#### EXERCISE BRIEF:
Keep the images out and copy every entry below exactly.

#### DATASET EXCERPTS:
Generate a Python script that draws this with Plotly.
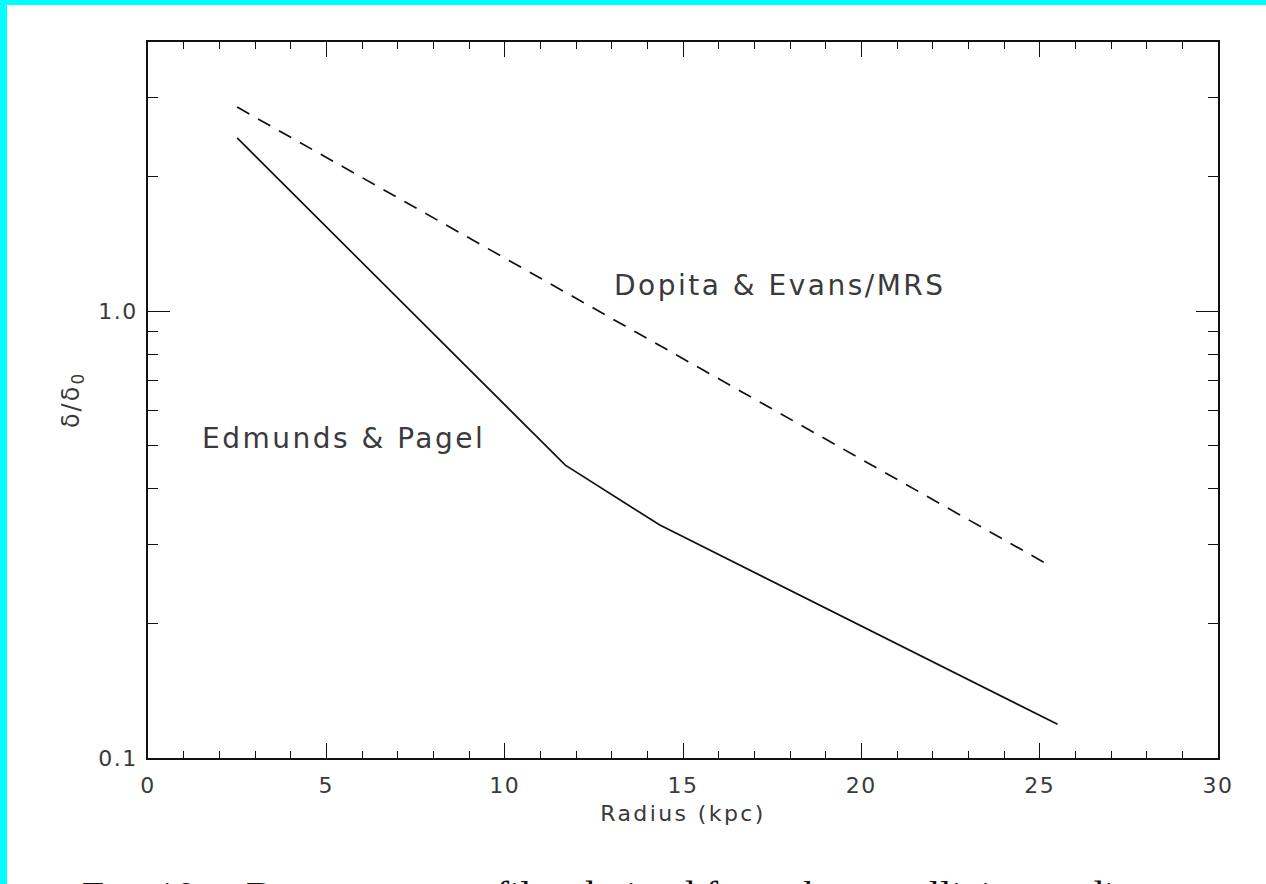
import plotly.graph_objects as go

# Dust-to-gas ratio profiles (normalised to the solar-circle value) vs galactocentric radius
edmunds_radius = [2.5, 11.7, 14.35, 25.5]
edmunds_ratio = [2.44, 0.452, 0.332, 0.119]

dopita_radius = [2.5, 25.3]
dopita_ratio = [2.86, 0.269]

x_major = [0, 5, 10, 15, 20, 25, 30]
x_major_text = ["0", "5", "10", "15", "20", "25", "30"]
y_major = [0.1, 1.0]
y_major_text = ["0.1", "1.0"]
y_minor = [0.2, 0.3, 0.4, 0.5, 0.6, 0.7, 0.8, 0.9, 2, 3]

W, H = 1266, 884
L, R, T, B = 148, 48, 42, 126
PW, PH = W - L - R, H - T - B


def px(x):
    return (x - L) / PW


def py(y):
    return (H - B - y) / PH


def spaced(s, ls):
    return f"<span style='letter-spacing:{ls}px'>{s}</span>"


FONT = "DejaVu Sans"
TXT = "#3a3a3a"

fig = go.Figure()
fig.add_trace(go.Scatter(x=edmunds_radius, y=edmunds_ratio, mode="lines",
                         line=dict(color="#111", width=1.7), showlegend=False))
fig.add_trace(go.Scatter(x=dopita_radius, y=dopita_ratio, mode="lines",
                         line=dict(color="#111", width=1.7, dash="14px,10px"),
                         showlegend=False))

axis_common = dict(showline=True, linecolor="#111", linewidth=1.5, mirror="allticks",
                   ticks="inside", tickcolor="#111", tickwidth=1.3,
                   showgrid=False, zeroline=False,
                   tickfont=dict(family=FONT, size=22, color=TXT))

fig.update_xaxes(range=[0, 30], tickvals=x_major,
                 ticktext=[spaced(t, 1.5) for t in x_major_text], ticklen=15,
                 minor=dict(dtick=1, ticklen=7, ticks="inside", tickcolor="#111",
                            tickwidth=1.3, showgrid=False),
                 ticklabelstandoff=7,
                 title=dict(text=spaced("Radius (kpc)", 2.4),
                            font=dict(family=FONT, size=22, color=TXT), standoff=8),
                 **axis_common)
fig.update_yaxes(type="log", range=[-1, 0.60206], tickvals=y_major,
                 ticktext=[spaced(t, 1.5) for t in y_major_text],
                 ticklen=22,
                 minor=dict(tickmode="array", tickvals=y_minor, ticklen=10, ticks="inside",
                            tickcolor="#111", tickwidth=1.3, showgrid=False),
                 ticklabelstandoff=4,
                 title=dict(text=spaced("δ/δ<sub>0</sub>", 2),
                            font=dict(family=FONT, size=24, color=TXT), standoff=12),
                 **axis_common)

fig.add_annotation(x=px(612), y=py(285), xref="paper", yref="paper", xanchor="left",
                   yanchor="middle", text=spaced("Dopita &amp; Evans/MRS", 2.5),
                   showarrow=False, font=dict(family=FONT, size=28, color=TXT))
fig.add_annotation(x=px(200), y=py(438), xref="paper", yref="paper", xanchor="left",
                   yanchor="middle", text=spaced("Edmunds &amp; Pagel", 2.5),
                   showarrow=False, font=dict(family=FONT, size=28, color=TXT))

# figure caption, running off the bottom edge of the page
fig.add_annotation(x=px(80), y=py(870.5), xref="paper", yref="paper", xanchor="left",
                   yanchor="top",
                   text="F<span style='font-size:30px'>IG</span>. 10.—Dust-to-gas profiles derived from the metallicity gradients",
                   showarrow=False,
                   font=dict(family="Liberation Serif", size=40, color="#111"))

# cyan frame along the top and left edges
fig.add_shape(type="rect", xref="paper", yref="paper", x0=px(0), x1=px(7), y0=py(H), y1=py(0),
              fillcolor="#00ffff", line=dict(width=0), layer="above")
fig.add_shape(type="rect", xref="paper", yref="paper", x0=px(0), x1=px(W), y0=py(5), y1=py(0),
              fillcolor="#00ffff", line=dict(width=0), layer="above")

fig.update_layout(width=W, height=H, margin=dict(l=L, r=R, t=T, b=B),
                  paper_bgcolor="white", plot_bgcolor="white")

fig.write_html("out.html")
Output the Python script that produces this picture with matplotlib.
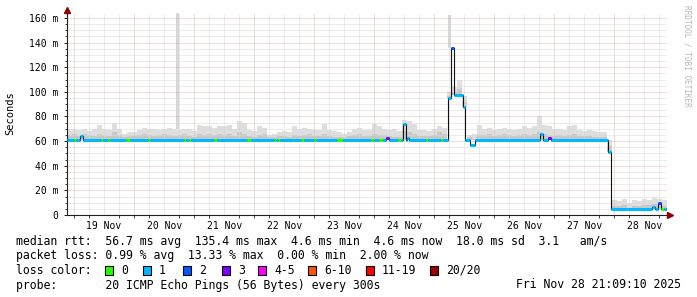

#### ANSWER TO THE EXERCISE:
Generate a Python script that draws this with Plotly.
import plotly.graph_objects as go

# Dust-to-gas ratio profiles (normalised to the solar-circle value) vs galactocentric radius
edmunds_radius = [2.5, 11.7, 14.35, 25.5]
edmunds_ratio = [2.44, 0.452, 0.332, 0.119]

dopita_radius = [2.5, 25.3]
dopita_ratio = [2.86, 0.269]

x_major = [0, 5, 10, 15, 20, 25, 30]
x_major_text = ["0", "5", "10", "15", "20", "25", "30"]
y_major = [0.1, 1.0]
y_major_text = ["0.1", "1.0"]
y_minor = [0.2, 0.3, 0.4, 0.5, 0.6, 0.7, 0.8, 0.9, 2, 3]

W, H = 1266, 884
L, R, T, B = 148, 48, 42, 126
PW, PH = W - L - R, H - T - B


def px(x):
    return (x - L) / PW


def py(y):
    return (H - B - y) / PH


def spaced(s, ls):
    return f"<span style='letter-spacing:{ls}px'>{s}</span>"


FONT = "DejaVu Sans"
TXT = "#3a3a3a"

fig = go.Figure()
fig.add_trace(go.Scatter(x=edmunds_radius, y=edmunds_ratio, mode="lines",
                         line=dict(color="#111", width=1.7), showlegend=False))
fig.add_trace(go.Scatter(x=dopita_radius, y=dopita_ratio, mode="lines",
                         line=dict(color="#111", width=1.7, dash="14px,10px"),
                         showlegend=False))

axis_common = dict(showline=True, linecolor="#111", linewidth=1.5, mirror="allticks",
                   ticks="inside", tickcolor="#111", tickwidth=1.3,
                   showgrid=False, zeroline=False,
                   tickfont=dict(family=FONT, size=22, color=TXT))

fig.update_xaxes(range=[0, 30], tickvals=x_major,
                 ticktext=[spaced(t, 1.5) for t in x_major_text], ticklen=15,
                 minor=dict(dtick=1, ticklen=7, ticks="inside", tickcolor="#111",
                            tickwidth=1.3, showgrid=False),
                 ticklabelstandoff=7,
                 title=dict(text=spaced("Radius (kpc)", 2.4),
                            font=dict(family=FONT, size=22, color=TXT), standoff=8),
                 **axis_common)
fig.update_yaxes(type="log", range=[-1, 0.60206], tickvals=y_major,
                 ticktext=[spaced(t, 1.5) for t in y_major_text],
                 ticklen=22,
                 minor=dict(tickmode="array", tickvals=y_minor, ticklen=10, ticks="inside",
                            tickcolor="#111", tickwidth=1.3, showgrid=False),
                 ticklabelstandoff=4,
                 title=dict(text=spaced("δ/δ<sub>0</sub>", 2),
                            font=dict(family=FONT, size=24, color=TXT), standoff=12),
                 **axis_common)

fig.add_annotation(x=px(612), y=py(285), xref="paper", yref="paper", xanchor="left",
                   yanchor="middle", text=spaced("Dopita &amp; Evans/MRS", 2.5),
                   showarrow=False, font=dict(family=FONT, size=28, color=TXT))
fig.add_annotation(x=px(200), y=py(438), xref="paper", yref="paper", xanchor="left",
                   yanchor="middle", text=spaced("Edmunds &amp; Pagel", 2.5),
                   showarrow=False, font=dict(family=FONT, size=28, color=TXT))

# figure caption, running off the bottom edge of the page
fig.add_annotation(x=px(80), y=py(870.5), xref="paper", yref="paper", xanchor="left",
                   yanchor="top",
                   text="F<span style='font-size:30px'>IG</span>. 10.—Dust-to-gas profiles derived from the metallicity gradients",
                   showarrow=False,
                   font=dict(family="Liberation Serif", size=40, color="#111"))

# cyan frame along the top and left edges
fig.add_shape(type="rect", xref="paper", yref="paper", x0=px(0), x1=px(7), y0=py(H), y1=py(0),
              fillcolor="#00ffff", line=dict(width=0), layer="above")
fig.add_shape(type="rect", xref="paper", yref="paper", x0=px(0), x1=px(W), y0=py(5), y1=py(0),
              fillcolor="#00ffff", line=dict(width=0), layer="above")

fig.update_layout(width=W, height=H, margin=dict(l=L, r=R, t=T, b=B),
                  paper_bgcolor="white", plot_bgcolor="white")

fig.write_html("out.html")
Output the Python script that produces this picture with matplotlib.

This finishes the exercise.